Além dos elementos citados no título é bem característico o cacarejo da galinha, a réstia de sol (que aparece no início do conto e no último parágrafo do conto) e a descrição do estado do homem frente a sua percepção de estar a ficar doente e a reflexão de tempos depois já em estado avançado da doença. Percebemos que o homem não buscou tratamento para sua doença, mesmo percebendo que algo não estava certo no seu interior, mas se auto-afirmava que estava com saúde.


Exemplificando, antes da contestação da doença: 

“Mesmo os dois mais novos, já trocadores de ônibus, emprego que ele próprio arranjara, quando ainda tinha saúde, embora desconfiasse de que algo o começava a minar: a inapetência, o tique do apalpar o endurecimento no intestino, bola de carne que prendia entre os dedos graúdos.” (CAMPOS, Moreira. Dizem que os cães vêem coisas, p.95-96)


E após o laudo final do médico:



“Perdia-se nas dobras do pijama, que o próprio doente apanhava com a mão para medir a magreza, com desgosto. As pernas secas (o luzidio do osso) repousadas na banqueta ali na espreguiçadeira. As unhas dos pés crescidas e curvas, o corte da operação no ventre em risca vermelha, ainda marcada pelos pontos como um zíper.” (CAMPOS, Moreira. Dizem que os cães vêem coisas, p.96)


A leitura do conto proporcionou reforçar a visão de que com poucas palavras, poucas páginas podem ser construídas com significação e analogias profundas sobre diversidades de assuntos. 

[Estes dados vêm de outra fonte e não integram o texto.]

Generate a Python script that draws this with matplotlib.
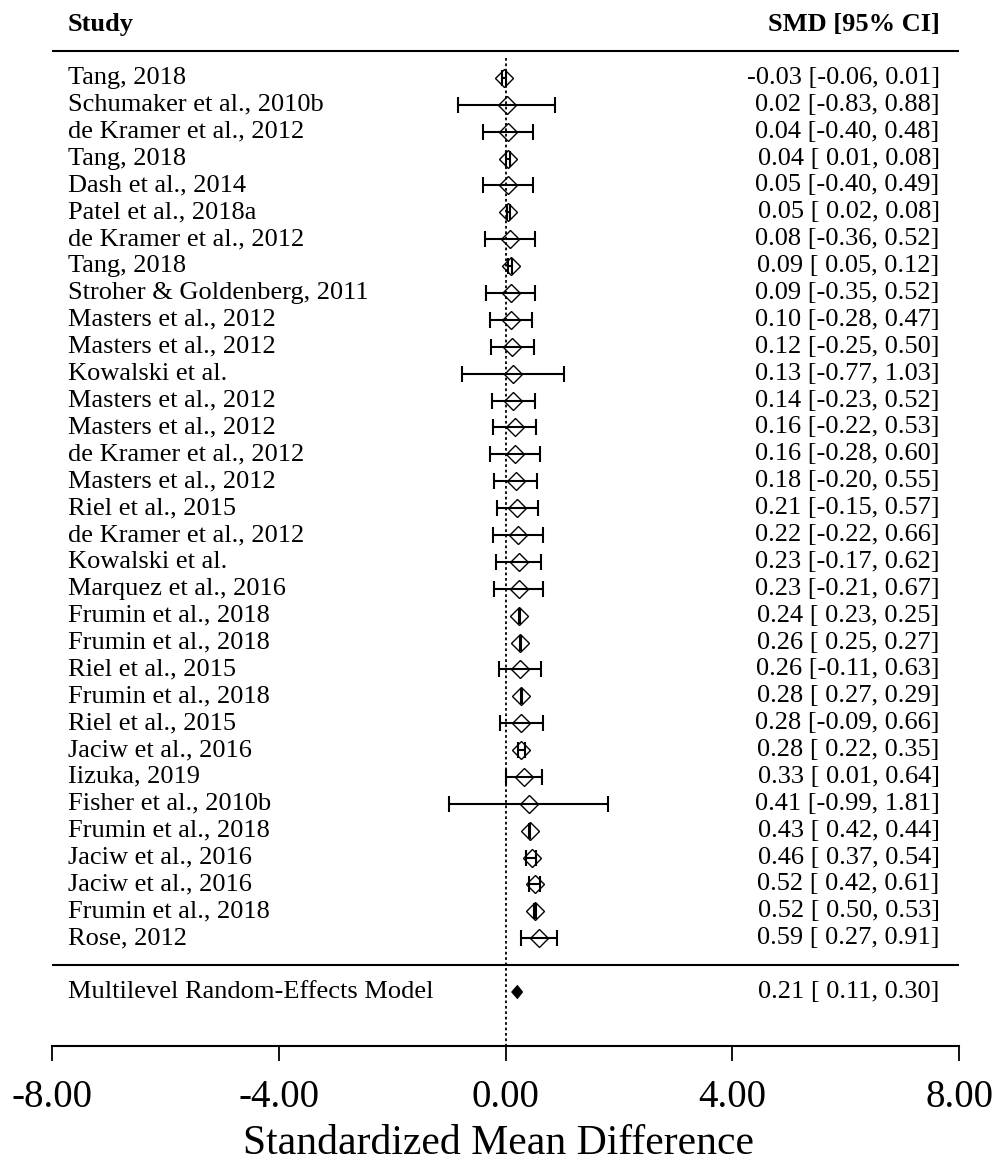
import matplotlib.pyplot as plt
from matplotlib.patches import Polygon

plt.rcParams['font.family'] = ['Liberation Serif', 'DejaVu Serif']

studies = ['Tang, 2018', 'Schumaker et al., 2010b', 'de Kramer et al., 2012', 'Tang, 2018',
           'Dash et al., 2014', 'Patel et al., 2018a', 'de Kramer et al., 2012', 'Tang, 2018',
           'Stroher & Goldenberg, 2011', 'Masters et al., 2012', 'Masters et al., 2012',
           'Kowalski et al.', 'Masters et al., 2012', 'Masters et al., 2012',
           'de Kramer et al., 2012', 'Masters et al., 2012', 'Riel et al., 2015',
           'de Kramer et al., 2012', 'Kowalski et al.', 'Marquez et al., 2016',
           'Frumin et al., 2018', 'Frumin et al., 2018', 'Riel et al., 2015',
           'Frumin et al., 2018', 'Riel et al., 2015', 'Jaciw et al., 2016', 'Iizuka, 2019',
           'Fisher et al., 2010b', 'Frumin et al., 2018', 'Jaciw et al., 2016',
           'Jaciw et al., 2016', 'Frumin et al., 2018', 'Rose, 2012']
smd = [-0.03, 0.02, 0.04, 0.04, 0.05, 0.05, 0.08, 0.09, 0.09, 0.10, 0.12, 0.13, 0.14, 0.16,
       0.16, 0.18, 0.21, 0.22, 0.23, 0.23, 0.24, 0.26, 0.26, 0.28, 0.28, 0.28, 0.33, 0.41,
       0.43, 0.46, 0.52, 0.52, 0.59]
ci_low = [-0.06, -0.83, -0.40, 0.01, -0.40, 0.02, -0.36, 0.05, -0.35, -0.28, -0.25, -0.77,
          -0.23, -0.22, -0.28, -0.20, -0.15, -0.22, -0.17, -0.21, 0.23, 0.25, -0.11, 0.27,
          -0.09, 0.22, 0.01, -0.99, 0.42, 0.37, 0.42, 0.50, 0.27]
ci_high = [0.01, 0.88, 0.48, 0.08, 0.49, 0.08, 0.52, 0.12, 0.52, 0.47, 0.50, 1.03, 0.52, 0.53,
           0.60, 0.55, 0.57, 0.66, 0.62, 0.67, 0.25, 0.27, 0.63, 0.29, 0.66, 0.35, 0.64, 1.81,
           0.44, 0.54, 0.61, 0.53, 0.91]

model_label = 'Multilevel Random-Effects Model'
model_smd, model_low, model_high = 0.21, 0.11, 0.30

ticks = [-8, -4, 0, 4, 8]

fs = 19
fig = plt.figure(figsize=(9.97, 11.63), dpi=100)
ax = fig.add_axes([0, 0, 1, 1])

# one unit of y = one study row
rows = list(range(len(studies)))
ax.set_xlim(-8.917, 8.670)
ax.set_ylim(40.36, -2.90)

ax.errorbar(smd, rows, xerr=[[s - l for s, l in zip(smd, ci_low)],
                             [h - s for s, h in zip(smd, ci_high)]],
            fmt='none', ecolor='black', elinewidth=1.5, capsize=5.5, capthick=1.5, zorder=3)
ax.plot(smd, rows, ls='none', marker='D', markersize=9.5, markerfacecolor='none',
        markeredgecolor='black', markeredgewidth=1.0, zorder=4)

# pooled estimate
y_model = len(studies) + 1
ax.add_patch(Polygon([(model_low, y_model), (model_smd, y_model - 0.24),
                      (model_high, y_model), (model_smd, y_model + 0.24)],
                     closed=True, facecolor='black', edgecolor='black', lw=0.8, zorder=4))

ax.vlines(0, -0.75, 36, colors='black', linestyles=(0, (1.5, 1.5)), lw=1.3, zorder=2)
ax.hlines([-1, len(studies)], -8, 8, colors='black', lw=1.5)

for i, name in enumerate(studies):
    ax.text(-7.72, i, name, ha='left', va='center', fontsize=fs)
    ax.text(7.66, i, f'{smd[i]:.2f} [{ci_low[i]:5.2f}, {ci_high[i]:.2f}]',
            ha='right', va='center', fontsize=fs)

ax.text(-7.72, y_model, model_label, ha='left', va='center', fontsize=fs)
ax.text(7.66, y_model, f'{model_smd:.2f} [{model_low:5.2f}, {model_high:.2f}]',
        ha='right', va='center', fontsize=fs)

ax.text(-7.72, -2, 'Study', ha='left', va='center', fontsize=fs, fontweight='bold')
ax.text(7.66, -2, 'SMD [95% CI]', ha='right', va='center', fontsize=fs, fontweight='bold')

for side in ['left', 'right', 'top']:
    ax.spines[side].set_visible(False)
ax.spines['bottom'].set_position(('data', 36))
ax.spines['bottom'].set_bounds(-8, 8)
ax.spines['bottom'].set_linewidth(1.5)
ax.set_yticks([])
ax.set_xticks(ticks)
ax.set_xticklabels([f'{t:.2f}' for t in ticks])
ax.tick_params(axis='x', direction='out', length=11, width=1.3, pad=13, labelsize=28)
ax.set_xlabel('Standardized Mean Difference', fontsize=30, labelpad=6)

fig.savefig('out.png', dpi=100)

O ritmo de leitura e a profundidade das ações dos personagens são marcantes pela disposição dos elementos e das palavras, que podemos considerar certas; estas realmente levam o leitor a vivenciar as ações e a marcar com imagens como a mosca que pousa diversas vezes no canto da boca do doente, a simbólica presença da réstia de sol no inicio e no fim do conto e o silêncio. Moreira Campos com certeza soube expressar em seus contos todo  os detalhes, reflexões e choque para com as diversas realidades.